Не успели они вернуться из мечети, как по Багдаду разнеслась весть: войско Чингисхана, разрушив многие города Хорасана, обложило Балх.

Всю ночь напролет молились Султан Улемов, его сыновья и мюриды. О чем молился отец, сын не знал: лишь время от времени беззвучно шевелившиеся губы его вдруг произносили: «Хвала всемилостивому и всемогущему!»

Быть может, отец благодарил Аллаха за наказание нечестивых улемов, а может, за спасительное откровение, приказавшее ему покинуть Хорасан, как знать? Сам же Джалалиддин страстно и исступленно, в слезах, с отчаянием, в последней надежде просил милости к старой кормилице Насибе, к сестре своей Фатиме, к ее еще не рожденному ребенку, к Синану, ко всем друзьям его игр и занятий, ко всем, кого он успел узнать и кого даже ни разу не видел в родном городе. Собственно, все молитвы человечества сводятся к одной: «О боже, сделай, чтоб не свершилось то, что должно свершиться!»

Его мольбы остались без ответа. Чингисхан взял город. И в отместку за гибель любимого внука Мутугана, убитого в сражении, неподалеку от Балха, велел перебить всех.

Шах Мухаммад, как и предсказывал Бахааддин Велед, бесславно бежал и кончил земной путь где-то на пустынном песчаном острове в Каспийском море.

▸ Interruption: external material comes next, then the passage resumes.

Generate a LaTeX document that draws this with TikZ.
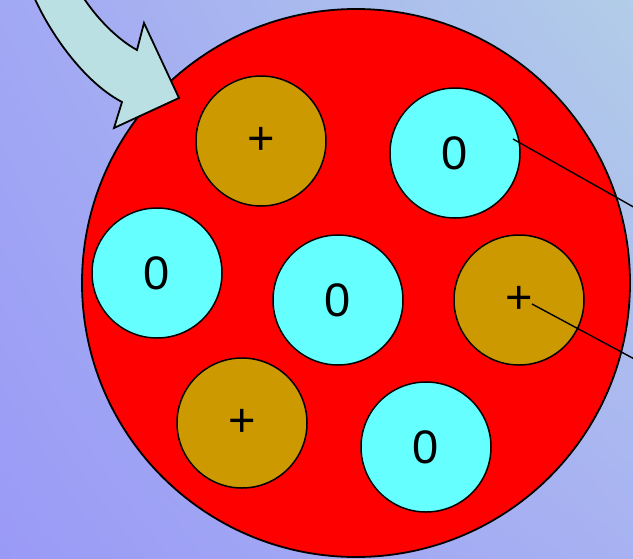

Сбылось устрашающее пророчество Султана Улемов. Но не сбылась предсказанная им кара. В Багдаде предсказал он ее и халифу Насиру Лидиниллаху. Но тот, вдосталь насладившись нечестием и пороком, спокойно умер своею смертью. Когда же через тридцать семь лет монголы захватили Багдад, то вместо него запихнули в мешок и умертвили пинками другого халифа, Аль-Мутасим Биллаха, который, правда, мало чем отличался от первого и вполне заслужил такую же кару.

Но было ли это карой? Ведь халиф умер, как жил, – избранником. Если монголы – бич божий, то он понес заслуженное наказание за совершенное преступление, испытал обоснованные страдания. Он пережил грех и падение в такие времена, когда для сотен тысяч людей мусульманского мира наказание было незаслуженным, страдание необоснованным, падение невинным.

Перенести зло, пусть самое несправедливое, но знать, что именно тебя избрали жертвой во искупление вины, пусть даже не твоей, когда тысячи людей обращаются в кости и прах, не сознавая, за что, лишь оттого, что оказались на пути чьих-то коней, – это не кара, а завидная судьба, достойная мученика суфизма Халладжа. За триста лет до монголов проповедовал он на площадях Багдада и возгласил «Ана-ль-хак», то есть «Я – бог (истина)». За что был бит плетьми, распят, обезглавлен, а тело его сожжено на той же площади, где он это сказал. Не потому ли, что он сознательно шел на пытки и вынес самые страшные страдания, его слова «Человек есть истина» приобрели для последующих поколений силу истинности?